- Bald Mountain Hot Springs
- U.S. National Register of Historic Places
- Location: Main and 1st St., Ketchum, Idaho
- Coordinates: 43°40′44″N 114°21′42″W﻿ / ﻿43.67889°N 114.36167°W
- Area: 2 acres (0.81 ha)
- Built: 1929
- Architect: Tourtellotte & Hummel
- Architectural style: Rustic-style
- MPS: Tourtellotte and Hummel Architecture TR
- NRHP reference No.: 82000320
- Added to NRHP: November 17, 1982

= Bald Mountain Hot Springs =

Bald Mountain Hot Springs in Ketchum, Idaho was a historic resort. Located at Main and 1st St. in Ketchum, the complex was listed on the National Register of Historic Places in 1982. In 2003, plans had been approved for a new 80-room hotel complex on the site.

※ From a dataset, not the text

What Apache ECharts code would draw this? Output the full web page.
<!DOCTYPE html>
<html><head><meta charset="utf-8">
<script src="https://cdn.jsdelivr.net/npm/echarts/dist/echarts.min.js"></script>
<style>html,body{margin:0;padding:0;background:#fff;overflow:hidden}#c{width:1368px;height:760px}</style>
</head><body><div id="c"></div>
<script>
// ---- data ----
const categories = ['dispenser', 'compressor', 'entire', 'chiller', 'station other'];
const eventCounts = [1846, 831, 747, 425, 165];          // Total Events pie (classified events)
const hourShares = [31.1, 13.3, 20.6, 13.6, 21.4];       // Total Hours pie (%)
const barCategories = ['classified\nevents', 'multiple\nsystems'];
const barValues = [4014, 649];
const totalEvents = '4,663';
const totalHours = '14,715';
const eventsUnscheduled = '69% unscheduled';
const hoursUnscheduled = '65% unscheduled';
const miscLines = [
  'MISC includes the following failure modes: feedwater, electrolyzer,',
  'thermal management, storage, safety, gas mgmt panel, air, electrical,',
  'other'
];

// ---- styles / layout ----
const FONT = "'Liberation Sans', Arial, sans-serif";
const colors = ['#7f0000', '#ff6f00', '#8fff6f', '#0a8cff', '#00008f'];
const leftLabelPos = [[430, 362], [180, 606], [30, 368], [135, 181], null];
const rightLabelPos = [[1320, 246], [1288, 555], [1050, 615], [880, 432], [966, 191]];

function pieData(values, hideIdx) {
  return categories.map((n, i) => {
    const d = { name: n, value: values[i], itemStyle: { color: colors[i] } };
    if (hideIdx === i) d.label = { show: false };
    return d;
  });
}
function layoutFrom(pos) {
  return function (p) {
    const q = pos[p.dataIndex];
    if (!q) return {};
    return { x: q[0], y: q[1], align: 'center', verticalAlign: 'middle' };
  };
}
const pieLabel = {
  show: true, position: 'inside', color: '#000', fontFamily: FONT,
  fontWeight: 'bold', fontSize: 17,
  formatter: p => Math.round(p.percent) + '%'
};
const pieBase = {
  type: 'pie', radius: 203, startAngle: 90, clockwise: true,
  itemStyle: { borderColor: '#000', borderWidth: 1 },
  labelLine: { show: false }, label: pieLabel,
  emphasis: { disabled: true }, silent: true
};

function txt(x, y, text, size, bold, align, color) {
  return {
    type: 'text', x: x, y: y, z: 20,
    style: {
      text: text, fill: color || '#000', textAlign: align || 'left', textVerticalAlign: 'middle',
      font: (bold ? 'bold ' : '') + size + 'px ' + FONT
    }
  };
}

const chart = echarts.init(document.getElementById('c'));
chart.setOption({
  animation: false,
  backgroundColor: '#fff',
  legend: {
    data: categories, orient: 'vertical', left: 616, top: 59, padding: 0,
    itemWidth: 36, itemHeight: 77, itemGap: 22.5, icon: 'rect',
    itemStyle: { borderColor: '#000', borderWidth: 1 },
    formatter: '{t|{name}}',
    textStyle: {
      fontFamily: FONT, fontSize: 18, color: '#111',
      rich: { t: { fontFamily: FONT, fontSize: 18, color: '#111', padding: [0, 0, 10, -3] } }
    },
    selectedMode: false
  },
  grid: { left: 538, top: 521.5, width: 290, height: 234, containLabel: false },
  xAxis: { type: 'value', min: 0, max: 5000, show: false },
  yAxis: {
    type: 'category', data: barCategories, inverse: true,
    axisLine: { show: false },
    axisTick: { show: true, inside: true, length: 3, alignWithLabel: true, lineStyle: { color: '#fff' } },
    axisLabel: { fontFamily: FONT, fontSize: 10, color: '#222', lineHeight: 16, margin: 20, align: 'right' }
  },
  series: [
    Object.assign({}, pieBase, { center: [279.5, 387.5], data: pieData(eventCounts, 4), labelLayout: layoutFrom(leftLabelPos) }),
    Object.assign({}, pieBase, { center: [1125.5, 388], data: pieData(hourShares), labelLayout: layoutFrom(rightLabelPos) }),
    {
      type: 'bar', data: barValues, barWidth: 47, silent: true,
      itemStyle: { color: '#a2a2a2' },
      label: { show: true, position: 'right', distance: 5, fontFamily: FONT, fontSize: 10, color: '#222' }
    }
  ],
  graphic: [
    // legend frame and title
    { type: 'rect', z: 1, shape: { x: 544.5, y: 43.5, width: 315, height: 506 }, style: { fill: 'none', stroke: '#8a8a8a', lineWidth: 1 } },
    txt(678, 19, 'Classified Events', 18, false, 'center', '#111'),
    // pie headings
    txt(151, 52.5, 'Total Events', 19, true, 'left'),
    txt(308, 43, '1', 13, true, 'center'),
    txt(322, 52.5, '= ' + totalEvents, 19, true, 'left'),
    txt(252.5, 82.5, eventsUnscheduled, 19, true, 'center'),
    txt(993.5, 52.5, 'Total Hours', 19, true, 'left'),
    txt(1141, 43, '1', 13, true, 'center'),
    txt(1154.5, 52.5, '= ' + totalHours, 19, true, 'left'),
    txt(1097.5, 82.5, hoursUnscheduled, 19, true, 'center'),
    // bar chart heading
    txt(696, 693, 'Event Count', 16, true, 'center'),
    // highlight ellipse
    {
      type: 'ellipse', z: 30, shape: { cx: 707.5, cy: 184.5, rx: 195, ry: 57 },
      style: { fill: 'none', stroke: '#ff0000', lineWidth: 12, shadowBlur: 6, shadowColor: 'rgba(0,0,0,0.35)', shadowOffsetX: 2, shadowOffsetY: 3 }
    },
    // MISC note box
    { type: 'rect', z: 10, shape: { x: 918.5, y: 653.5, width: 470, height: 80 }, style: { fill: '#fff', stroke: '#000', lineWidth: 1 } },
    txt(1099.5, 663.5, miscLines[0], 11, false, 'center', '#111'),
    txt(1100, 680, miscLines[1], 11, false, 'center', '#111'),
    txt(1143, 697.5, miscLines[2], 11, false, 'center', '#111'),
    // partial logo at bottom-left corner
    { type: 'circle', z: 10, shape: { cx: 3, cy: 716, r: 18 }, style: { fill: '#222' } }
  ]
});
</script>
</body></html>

The original complex was built as the Bald Mountain Hot Springs Motel in 1929 by Carl E. Brandt, manager of the J.C. Penney store in Hailey, Idaho, who had bought a different, decrepit hot spring resort enterprise northwest of Ketchum in 1927. Rather than fixing that up, he moved the hot water to the new resort location on Main Street in Ketchum. The resort included Rustic-style architecture and work by architects Tourtellotte & Hummel. It included the C. E. Brandt Residence, tourist cabins, and the natatorium where people swam in hot springs water piped in from three miles away.

While the original resort was planned to have 30 tourist cabins, the NRHP listing included just five contributing buildings and one contributing structure on 2 acre. In 2003, three of the historic structures had been moved to a hunting club location near Hagerman, Idaho.